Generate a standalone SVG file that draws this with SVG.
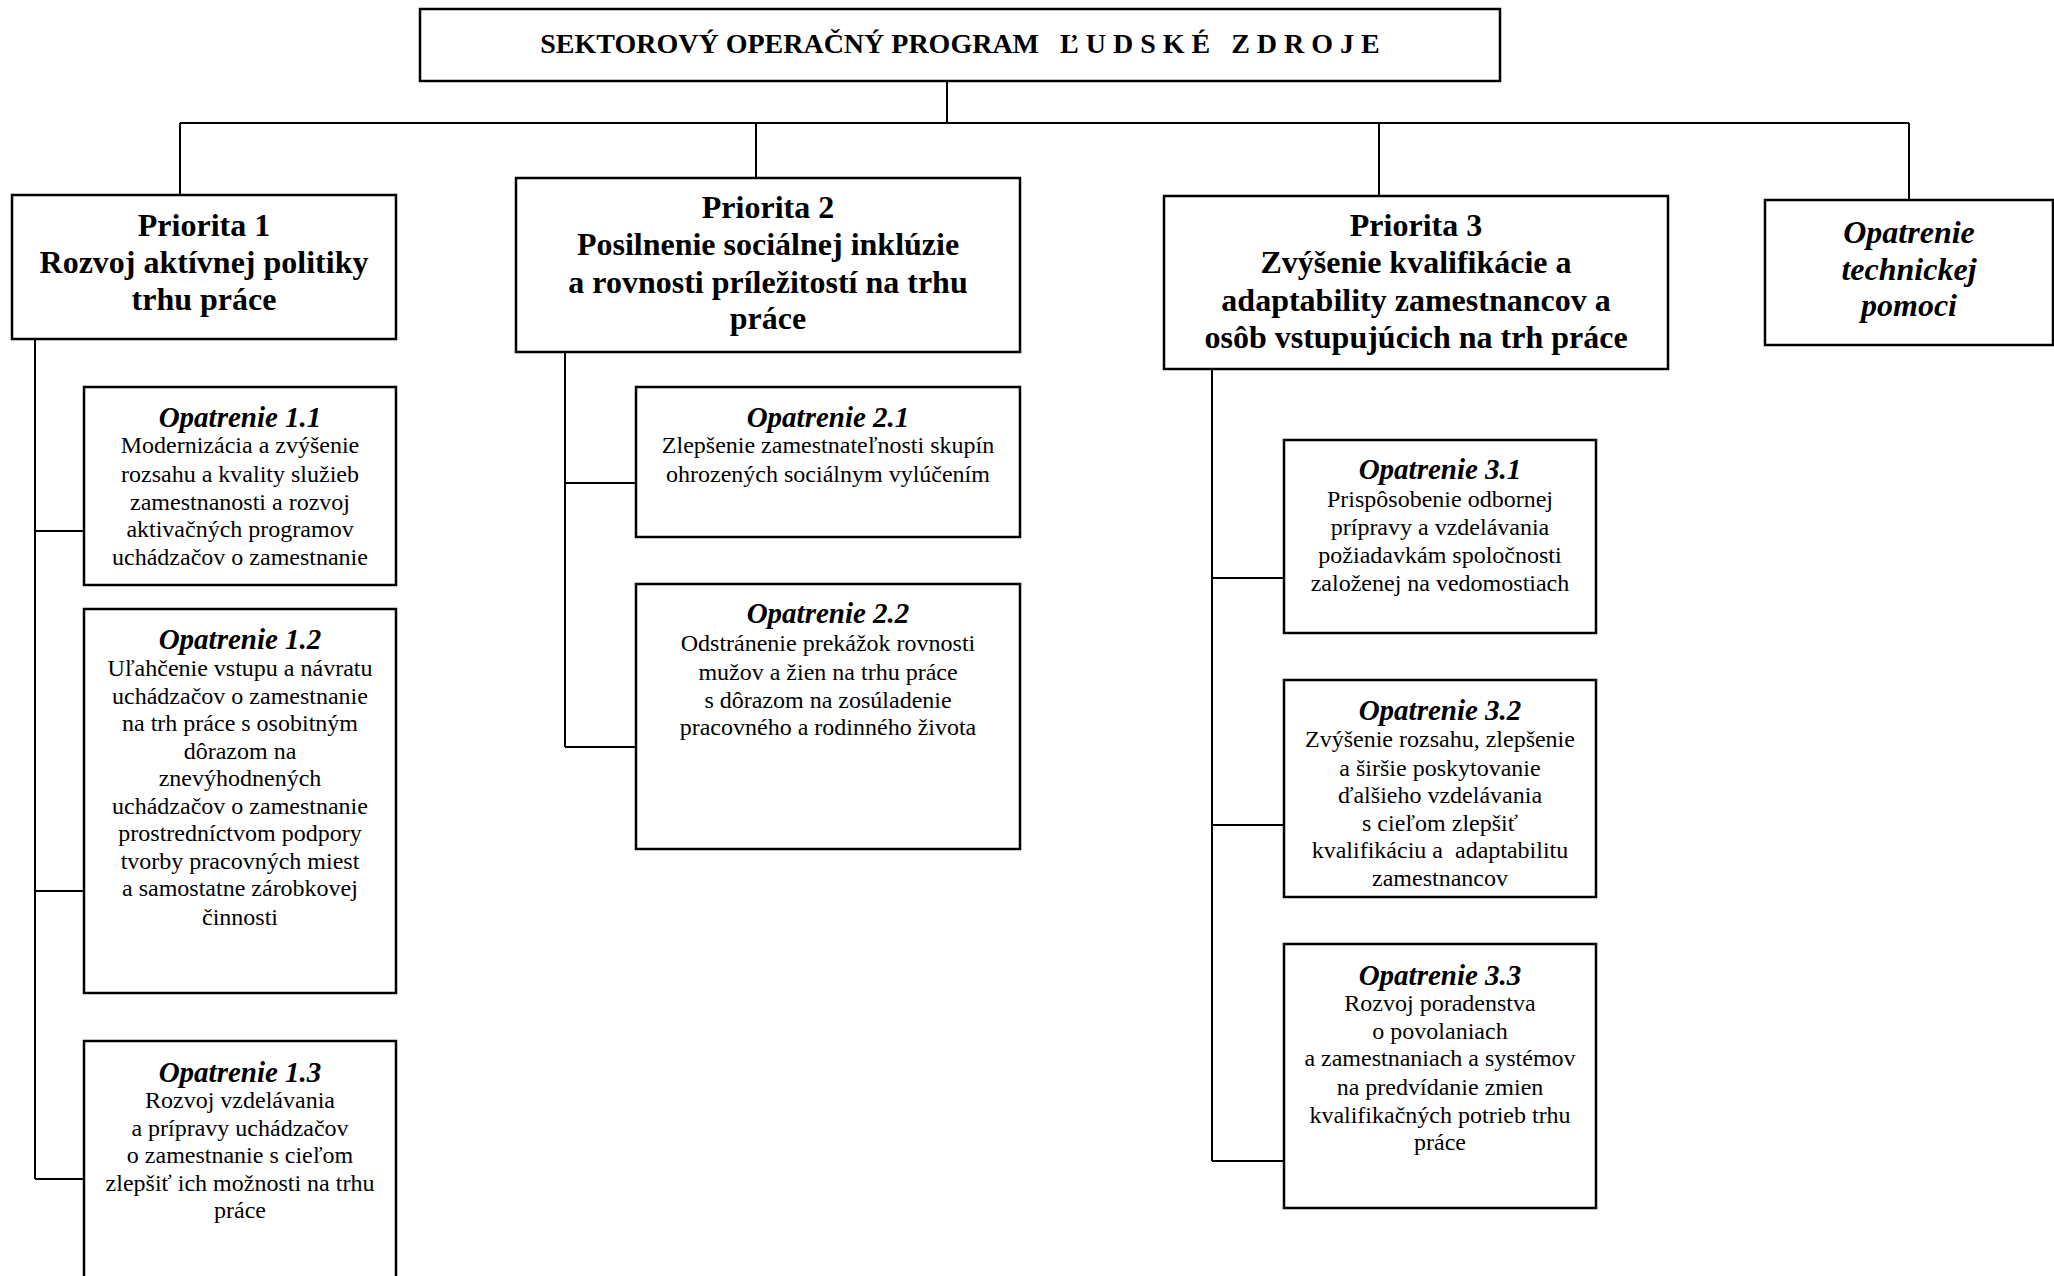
<svg xmlns="http://www.w3.org/2000/svg" width="2054" height="1276" viewBox="0 0 2054 1276">
<style>
.box{fill:#fff;stroke:#000;stroke-width:2.5}
.ln{fill:none;stroke:#000;stroke-width:2}
text{font-family:"Liberation Serif","Times New Roman",serif;fill:#000;text-anchor:middle}
.title{font-size:28px;font-weight:bold;white-space:pre}
.pri{font-size:32px;font-weight:bold}
.ta{font-size:32px;font-weight:bold;font-style:italic}
.oh{font-size:29px;font-weight:bold;font-style:italic}
.ob{font-size:24px}
</style>
<rect width="2054" height="1276" fill="#fff"/>
<g id="connectors">
<path class="ln" d="M947 81V123M180 123H1909M180 123V195M756 123V178M1379 123V196M1909 123V200"/>
<path class="ln" d="M35 339V1179M35 531H84M35 891H84M35 1179H84"/>
<path class="ln" d="M565 344V747M565 483H636M565 747H636"/>
<path class="ln" d="M1212 369V1161M1212 578H1284M1212 825H1284M1212 1161H1284"/>
</g>
<g id="title">
<rect class="box" x="420" y="9" width="1080" height="72"/>
<text class="title" x="960" y="53">SEKTOROVÝ OPERAČNÝ PROGRAM   Ľ U D S K É   Z D R O J E</text>
</g>
<g id="p1">
<rect class="box" x="12" y="195" width="384" height="144"/>
<text class="pri" x="204" y="236">Priorita 1</text>
<text class="pri" x="204" y="273">Rozvoj aktívnej politiky</text>
<text class="pri" x="204" y="310">trhu práce</text>
</g>
<g id="p2">
<rect class="box" x="516" y="178" width="504" height="174"/>
<text class="pri" x="768" y="218">Priorita 2</text>
<text class="pri" x="768" y="255">Posilnenie sociálnej inklúzie</text>
<text class="pri" x="768" y="293">a rovnosti príležitostí na trhu</text>
<text class="pri" x="768" y="329">práce</text>
</g>
<g id="p3">
<rect class="box" x="1164" y="196" width="504" height="173"/>
<text class="pri" x="1416" y="236">Priorita 3</text>
<text class="pri" x="1416" y="273">Zvýšenie kvalifikácie a</text>
<text class="pri" x="1416" y="311">adaptability zamestnancov a</text>
<text class="pri" x="1416" y="348">osôb vstupujúcich na trh práce</text>
</g>
<g id="ta">
<rect class="box" x="1765" y="200" width="288" height="145"/>
<text class="ta" x="1909" y="243">Opatrenie</text>
<text class="ta" x="1909" y="280">technickej</text>
<text class="ta" x="1909" y="316">pomoci</text>
</g>
<g id="o11">
<rect class="box" x="84" y="387" width="312" height="198"/>
<text class="oh" x="240" y="427">Opatrenie 1.1</text>
<text class="ob" x="240" y="453">Modernizácia a zvýšenie</text>
<text class="ob" x="240" y="482">rozsahu a kvality služieb</text>
<text class="ob" x="240" y="510">zamestnanosti a rozvoj</text>
<text class="ob" x="240" y="537">aktivačných programov</text>
<text class="ob" x="240" y="565">uchádzačov o zamestnanie</text>
</g>
<g id="o12">
<rect class="box" x="84" y="609" width="312" height="384"/>
<text class="oh" x="240" y="649">Opatrenie 1.2</text>
<text class="ob" x="240" y="676">Uľahčenie vstupu a návratu</text>
<text class="ob" x="240" y="704">uchádzačov o zamestnanie</text>
<text class="ob" x="240" y="731">na trh práce s osobitným</text>
<text class="ob" x="240" y="759">dôrazom na</text>
<text class="ob" x="240" y="786">znevýhodnených</text>
<text class="ob" x="240" y="814">uchádzačov o zamestnanie</text>
<text class="ob" x="240" y="841">prostredníctvom podpory</text>
<text class="ob" x="240" y="869">tvorby pracovných miest</text>
<text class="ob" x="240" y="896">a samostatne zárobkovej</text>
<text class="ob" x="240" y="925">činnosti</text>
</g>
<g id="o13">
<rect class="box" x="84" y="1041" width="312" height="260"/>
<text class="oh" x="240" y="1082">Opatrenie 1.3</text>
<text class="ob" x="240" y="1108">Rozvoj vzdelávania</text>
<text class="ob" x="240" y="1136">a prípravy uchádzačov</text>
<text class="ob" x="240" y="1163">o zamestnanie s cieľom</text>
<text class="ob" x="240" y="1191">zlepšiť ich možnosti na trhu</text>
<text class="ob" x="240" y="1218">práce</text>
</g>
<g id="o21">
<rect class="box" x="636" y="387" width="384" height="150"/>
<text class="oh" x="828" y="427">Opatrenie 2.1</text>
<text class="ob" x="828" y="453">Zlepšenie zamestnateľnosti skupín</text>
<text class="ob" x="828" y="482">ohrozených sociálnym vylúčením</text>
</g>
<g id="o22">
<rect class="box" x="636" y="584" width="384" height="265"/>
<text class="oh" x="828" y="623">Opatrenie 2.2</text>
<text class="ob" x="828" y="651">Odstránenie prekážok rovnosti</text>
<text class="ob" x="828" y="680">mužov a žien na trhu práce</text>
<text class="ob" x="828" y="708">s dôrazom na zosúladenie</text>
<text class="ob" x="828" y="735">pracovného a rodinného života</text>
</g>
<g id="o31">
<rect class="box" x="1284" y="440" width="312" height="193"/>
<text class="oh" x="1440" y="479">Opatrenie 3.1</text>
<text class="ob" x="1440" y="507">Prispôsobenie odbornej</text>
<text class="ob" x="1440" y="535">prípravy a vzdelávania</text>
<text class="ob" x="1440" y="563">požiadavkám spoločnosti</text>
<text class="ob" x="1440" y="591">založenej na vedomostiach</text>
</g>
<g id="o32">
<rect class="box" x="1284" y="680" width="312" height="217"/>
<text class="oh" x="1440" y="720">Opatrenie 3.2</text>
<text class="ob" x="1440" y="747">Zvýšenie rozsahu, zlepšenie</text>
<text class="ob" x="1440" y="776">a širšie poskytovanie</text>
<text class="ob" x="1440" y="803">ďalšieho vzdelávania</text>
<text class="ob" x="1440" y="831">s cieľom zlepšiť</text>
<text class="ob" x="1440" y="858" style="white-space:pre">kvalifikáciu a  adaptabilitu</text>
<text class="ob" x="1440" y="886">zamestnancov</text>
</g>
<g id="o33">
<rect class="box" x="1284" y="944" width="312" height="264"/>
<text class="oh" x="1440" y="985">Opatrenie 3.3</text>
<text class="ob" x="1440" y="1011">Rozvoj poradenstva</text>
<text class="ob" x="1440" y="1039">o povolaniach</text>
<text class="ob" x="1440" y="1066">a zamestnaniach a systémov</text>
<text class="ob" x="1440" y="1095">na predvídanie zmien</text>
<text class="ob" x="1440" y="1123">kvalifikačných potrieb trhu</text>
<text class="ob" x="1440" y="1150">práce</text>
</g>
</svg>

##########

» **BRIEF**
Repeat the listing in full and exactly. Leave any pictures out.

» **SOLUTION BELOW**
Generate a standalone SVG file that draws this with SVG.
<svg xmlns="http://www.w3.org/2000/svg" width="2054" height="1276" viewBox="0 0 2054 1276">
<style>
.box{fill:#fff;stroke:#000;stroke-width:2.5}
.ln{fill:none;stroke:#000;stroke-width:2}
text{font-family:"Liberation Serif","Times New Roman",serif;fill:#000;text-anchor:middle}
.title{font-size:28px;font-weight:bold;white-space:pre}
.pri{font-size:32px;font-weight:bold}
.ta{font-size:32px;font-weight:bold;font-style:italic}
.oh{font-size:29px;font-weight:bold;font-style:italic}
.ob{font-size:24px}
</style>
<rect width="2054" height="1276" fill="#fff"/>
<g id="connectors">
<path class="ln" d="M947 81V123M180 123H1909M180 123V195M756 123V178M1379 123V196M1909 123V200"/>
<path class="ln" d="M35 339V1179M35 531H84M35 891H84M35 1179H84"/>
<path class="ln" d="M565 344V747M565 483H636M565 747H636"/>
<path class="ln" d="M1212 369V1161M1212 578H1284M1212 825H1284M1212 1161H1284"/>
</g>
<g id="title">
<rect class="box" x="420" y="9" width="1080" height="72"/>
<text class="title" x="960" y="53">SEKTOROVÝ OPERAČNÝ PROGRAM   Ľ U D S K É   Z D R O J E</text>
</g>
<g id="p1">
<rect class="box" x="12" y="195" width="384" height="144"/>
<text class="pri" x="204" y="236">Priorita 1</text>
<text class="pri" x="204" y="273">Rozvoj aktívnej politiky</text>
<text class="pri" x="204" y="310">trhu práce</text>
</g>
<g id="p2">
<rect class="box" x="516" y="178" width="504" height="174"/>
<text class="pri" x="768" y="218">Priorita 2</text>
<text class="pri" x="768" y="255">Posilnenie sociálnej inklúzie</text>
<text class="pri" x="768" y="293">a rovnosti príležitostí na trhu</text>
<text class="pri" x="768" y="329">práce</text>
</g>
<g id="p3">
<rect class="box" x="1164" y="196" width="504" height="173"/>
<text class="pri" x="1416" y="236">Priorita 3</text>
<text class="pri" x="1416" y="273">Zvýšenie kvalifikácie a</text>
<text class="pri" x="1416" y="311">adaptability zamestnancov a</text>
<text class="pri" x="1416" y="348">osôb vstupujúcich na trh práce</text>
</g>
<g id="ta">
<rect class="box" x="1765" y="200" width="288" height="145"/>
<text class="ta" x="1909" y="243">Opatrenie</text>
<text class="ta" x="1909" y="280">technickej</text>
<text class="ta" x="1909" y="316">pomoci</text>
</g>
<g id="o11">
<rect class="box" x="84" y="387" width="312" height="198"/>
<text class="oh" x="240" y="427">Opatrenie 1.1</text>
<text class="ob" x="240" y="453">Modernizácia a zvýšenie</text>
<text class="ob" x="240" y="482">rozsahu a kvality služieb</text>
<text class="ob" x="240" y="510">zamestnanosti a rozvoj</text>
<text class="ob" x="240" y="537">aktivačných programov</text>
<text class="ob" x="240" y="565">uchádzačov o zamestnanie</text>
</g>
<g id="o12">
<rect class="box" x="84" y="609" width="312" height="384"/>
<text class="oh" x="240" y="649">Opatrenie 1.2</text>
<text class="ob" x="240" y="676">Uľahčenie vstupu a návratu</text>
<text class="ob" x="240" y="704">uchádzačov o zamestnanie</text>
<text class="ob" x="240" y="731">na trh práce s osobitným</text>
<text class="ob" x="240" y="759">dôrazom na</text>
<text class="ob" x="240" y="786">znevýhodnených</text>
<text class="ob" x="240" y="814">uchádzačov o zamestnanie</text>
<text class="ob" x="240" y="841">prostredníctvom podpory</text>
<text class="ob" x="240" y="869">tvorby pracovných miest</text>
<text class="ob" x="240" y="896">a samostatne zárobkovej</text>
<text class="ob" x="240" y="925">činnosti</text>
</g>
<g id="o13">
<rect class="box" x="84" y="1041" width="312" height="260"/>
<text class="oh" x="240" y="1082">Opatrenie 1.3</text>
<text class="ob" x="240" y="1108">Rozvoj vzdelávania</text>
<text class="ob" x="240" y="1136">a prípravy uchádzačov</text>
<text class="ob" x="240" y="1163">o zamestnanie s cieľom</text>
<text class="ob" x="240" y="1191">zlepšiť ich možnosti na trhu</text>
<text class="ob" x="240" y="1218">práce</text>
</g>
<g id="o21">
<rect class="box" x="636" y="387" width="384" height="150"/>
<text class="oh" x="828" y="427">Opatrenie 2.1</text>
<text class="ob" x="828" y="453">Zlepšenie zamestnateľnosti skupín</text>
<text class="ob" x="828" y="482">ohrozených sociálnym vylúčením</text>
</g>
<g id="o22">
<rect class="box" x="636" y="584" width="384" height="265"/>
<text class="oh" x="828" y="623">Opatrenie 2.2</text>
<text class="ob" x="828" y="651">Odstránenie prekážok rovnosti</text>
<text class="ob" x="828" y="680">mužov a žien na trhu práce</text>
<text class="ob" x="828" y="708">s dôrazom na zosúladenie</text>
<text class="ob" x="828" y="735">pracovného a rodinného života</text>
</g>
<g id="o31">
<rect class="box" x="1284" y="440" width="312" height="193"/>
<text class="oh" x="1440" y="479">Opatrenie 3.1</text>
<text class="ob" x="1440" y="507">Prispôsobenie odbornej</text>
<text class="ob" x="1440" y="535">prípravy a vzdelávania</text>
<text class="ob" x="1440" y="563">požiadavkám spoločnosti</text>
<text class="ob" x="1440" y="591">založenej na vedomostiach</text>
</g>
<g id="o32">
<rect class="box" x="1284" y="680" width="312" height="217"/>
<text class="oh" x="1440" y="720">Opatrenie 3.2</text>
<text class="ob" x="1440" y="747">Zvýšenie rozsahu, zlepšenie</text>
<text class="ob" x="1440" y="776">a širšie poskytovanie</text>
<text class="ob" x="1440" y="803">ďalšieho vzdelávania</text>
<text class="ob" x="1440" y="831">s cieľom zlepšiť</text>
<text class="ob" x="1440" y="858" style="white-space:pre">kvalifikáciu a  adaptabilitu</text>
<text class="ob" x="1440" y="886">zamestnancov</text>
</g>
<g id="o33">
<rect class="box" x="1284" y="944" width="312" height="264"/>
<text class="oh" x="1440" y="985">Opatrenie 3.3</text>
<text class="ob" x="1440" y="1011">Rozvoj poradenstva</text>
<text class="ob" x="1440" y="1039">o povolaniach</text>
<text class="ob" x="1440" y="1066">a zamestnaniach a systémov</text>
<text class="ob" x="1440" y="1095">na predvídanie zmien</text>
<text class="ob" x="1440" y="1123">kvalifikačných potrieb trhu</text>
<text class="ob" x="1440" y="1150">práce</text>
</g>
</svg>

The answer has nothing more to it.